Inaction or (risk of) wrong action?

When silence is an escape of responsibility

Joel V Zachariah
3 min readJan 7, 2022

I just finished listening to Joe Rogan’s recent (controversial) podcast with Dr. Malone regarding Vaccine hesitancy and how massive suppression of freedom of choice is silently killing voices of reason.

It touched on a question I’ve thought about from time to time — is it better to avoid making a statement, or risking to have an opinion? I remember this one time when my eczema flair was severe and my vigorous scratches resulted in wounds on my legs. I didn’t pay much attention to it but shortly I noticed it getting worse. Out of concern, I was advised to use Dettol to cleanse it from infections. And subsequently I’d use cotton/tissue to prevent bleeding if any.

But turns out, its a bad idea to use cotton (tiny fiber particles) over open wounds since it could further infect. Soon enough there were swellings all around and clearly the “cautious” action backfired. But then again, was inaction a better option? I am not quite sure.

So many times in life, I have come across situations where inaction has proven to be the safer option than a wrong action. If someone collapses in a public place and needs CPR, even if you’ve seen you would not have to courage to do it due to lack of experience and the fear of doing something wrong. But from the victims perspective, maybe she would hope for the opposite but be dismayed at the fear of those around?

Of course, when I ask this question to those around me, they bring out the 3rd option to consulting an expert (go to hospital) and have it well “acted” upon. But then assuming those chances are low, what should be incentivize — inaction or the risk of wrong action?

I hear of conspiracy theories how doctors in certain countries avoid carrying out critical operations and spend too much time “assessing” the situation — partly because there is pressure from the management to avoid the scenario where things go wrong and the hospital is under pressure for potential mismanagement in the operation room. I do not know the legitimacy of these claims but clearly it fits the sad reality of how inaction tends to triumph.

Naval has a famous quote —

If you can’t decide, the answer is no

This is brilliant because we subconsciously frame our questions in such a way that if the answer is “yes”, the state changes to a new one while the “no” option retains the same. Should you give a CPR to the victim? Takes you long to decide? The answer is no.

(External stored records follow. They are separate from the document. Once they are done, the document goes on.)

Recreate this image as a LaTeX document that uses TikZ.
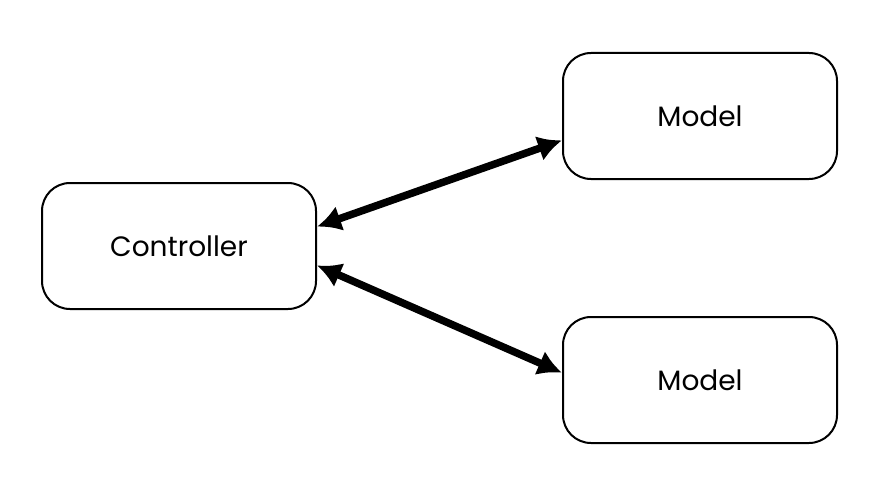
\documentclass[tikz,border=0pt]{standalone}
\usepackage{fontspec}
\setmainfont{Poppins}
\usetikzlibrary{arrows.meta}
\begin{document}
\begin{tikzpicture}[x=1pt, y=-1pt,
    box/.style = {draw, line width=2pt, rounded corners=28pt, minimum width=274pt, minimum height=126pt, font=\fontsize{28}{32}\selectfont},
    link/.style = {line width=7.5pt, {Latex[length=24pt,width=26pt]}-{Latex[length=24pt,width=26pt]}}]
    \useasboundingbox (0,0) rectangle (877,476);
    \node[box] (ctrl) at (179,246) {Controller};
    \foreach \name/\y in {modelA/116, modelB/380}
    {
        \node[box] (\name) at (700,\y) {Model};
    }
    \draw[link] (ctrl.8)--(modelA.190);
    \draw[link] (ctrl.-8)--(modelB.177);
\end{tikzpicture}
\end{document}
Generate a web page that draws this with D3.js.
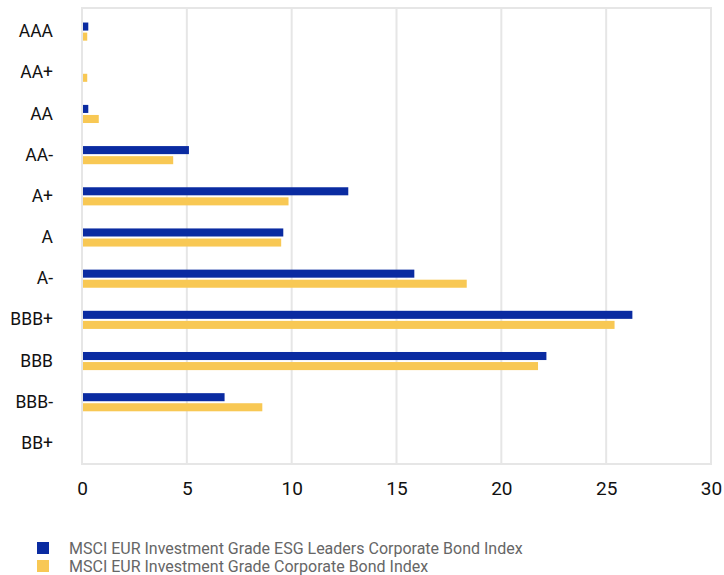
<!DOCTYPE html>
<html>
<head>
<meta charset="utf-8">
<script src="https://cdn.jsdelivr.net/npm/d3@7"></script>
<style>
  html, body { margin: 0; padding: 0; background: #fff; }
  svg { display: block; }
</style>
</head>
<body>
<svg id="chart" width="724" height="575"></svg>
<script>
const categories = ["AAA", "AA+", "AA", "AA-", "A+", "A", "A-", "BBB+", "BBB", "BBB-", "BB+"];
const seriesNames = [
  "MSCI EUR Investment Grade ESG Leaders Corporate Bond Index",
  "MSCI EUR Investment Grade Corporate Bond Index"
];
const esgLeaders = [0.3, 0, 0.3, 5.1, 12.7, 9.6, 15.85, 26.25, 22.15, 6.8, 0];
const broadIndex = [0.25, 0.25, 0.8, 4.35, 9.85, 9.5, 18.35, 25.4, 21.75, 8.6, 0];
const xTicks = [0, 5, 10, 15, 20, 25, 30];
const colors = ["#0a2ba1", "#f8c854"];

const svg = d3.select("#chart");
const margin = { left: 82, right: 13, top: 8, bottom: 111 };
const W = 724, H = 575;
const x = d3.scaleLinear().domain([0, 30]).range([margin.left, W - margin.right]);
const y = d3.scaleBand().domain(categories).range([11, H - margin.bottom]).paddingInner(0.56).paddingOuter(0.28);
const sub = d3.scaleBand().domain([0, 1]).range([0, y.bandwidth()]).paddingInner(0.2);

// grid
const grid = svg.append("g");
grid.selectAll("line.v").data(xTicks).join("line")
  .attr("x1", d => x(d)).attr("x2", d => x(d))
  .attr("y1", margin.top).attr("y2", H - margin.bottom)
  .attr("stroke", "#e6e6e6").attr("stroke-width", 2);
grid.append("line").attr("x1", x(0) - 1).attr("x2", x(30) + 1)
  .attr("y1", margin.top).attr("y2", margin.top)
  .attr("stroke", "#e6e6e6").attr("stroke-width", 2);
grid.append("line").attr("x1", x(0) - 1).attr("x2", x(30) + 1)
  .attr("y1", H - margin.bottom).attr("y2", H - margin.bottom)
  .attr("stroke", "#e6e6e6").attr("stroke-width", 2);

// bars
const data = categories.map((c, i) => ({ cat: c, vals: [esgLeaders[i], broadIndex[i]] }));
const groups = svg.append("g").selectAll("g").data(data).join("g")
  .attr("transform", d => `translate(0,${y(d.cat)})`);
groups.selectAll("rect").data(d => d.vals.map((v, k) => ({ v, k }))).join("rect")
  .attr("x", x(0) + 1)
  .attr("y", d => sub(d.k))
  .attr("width", d => Math.max(0, x(d.v) - x(0) - 1))
  .attr("height", sub.bandwidth())
  .attr("fill", d => colors[d.k]);

// y axis labels
const yAxis = d3.axisLeft(y).tickSize(0).tickPadding(29);
const yg = svg.append("g").attr("transform", `translate(${margin.left},0)`).call(yAxis);
yg.select(".domain").remove();
yg.selectAll("text").attr("font-family", "Roboto, sans-serif").attr("font-size", 17.5).attr("fill", "#111");

// x axis labels
const xAxis = d3.axisBottom(x).tickValues(xTicks).tickSize(0).tickPadding(18).tickFormat(d3.format("d"));
const xg = svg.append("g").attr("transform", `translate(0,${H - margin.bottom})`).call(xAxis);
xg.select(".domain").remove();
xg.selectAll("text").attr("font-family", "Roboto, sans-serif").attr("font-size", 19).attr("fill", "#111");

// legend
const legend = svg.append("g").attr("transform", "translate(37,542)");
const li = legend.selectAll("g").data(seriesNames).join("g")
  .attr("transform", (d, i) => `translate(0,${i * 18})`);
li.append("rect").attr("width", 12).attr("height", 12).attr("fill", (d, i) => colors[i]);
li.append("text").attr("x", 32).attr("y", 6).attr("dy", "0.35em")
  .attr("font-family", "Roboto, sans-serif").attr("font-size", 16).attr("fill", "#666")
  .text(d => d);
</script>
</body>
</html>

While I admire his clarity of thought to frame this, I am dismayed to see how most actions are reactive than proactive. We tend to not care about blood donation requests until our dear one reaches than plight and then we curse the system for being selfish. Or when you’re giving a zoom call presentation but have no feedback to work with the blank screens of your peers — while you know you’d do the same if the places were switched.

It is this systemic disconnect that incentivizes inaction that disappoints me. It may help to think — what’s the cost if I make a mistake hear? Sometimes we overblow the loss over the win. Should I go sing that song in front of the crowd? Best case, it becomes a memory to cherish. Worst? Cricket sounds cause I doubt you’d be infamous enough to have audience prepared with rotten tomatoes to fling — especially if you’re insecure about your skills.

Truth be told, chances are that I’ll be a hypocrite myself when I come across a situation where I choose inaction over the risk of wrong action. After all, how prepared can one be in a new situation? Unless you work as a crisis manager, odds are the surprise blows out the air within before you know it.

So what are the potential solutions

  • build a thicker skin? Put yourself through more experiences to know how to respond?
  • Surround yourself with experts of different situations and reconnect with them when in need?
  • Measure the risk of failure vs the gratitude of risking an action in a demanding situation?

Hope I find the answer in the years to come.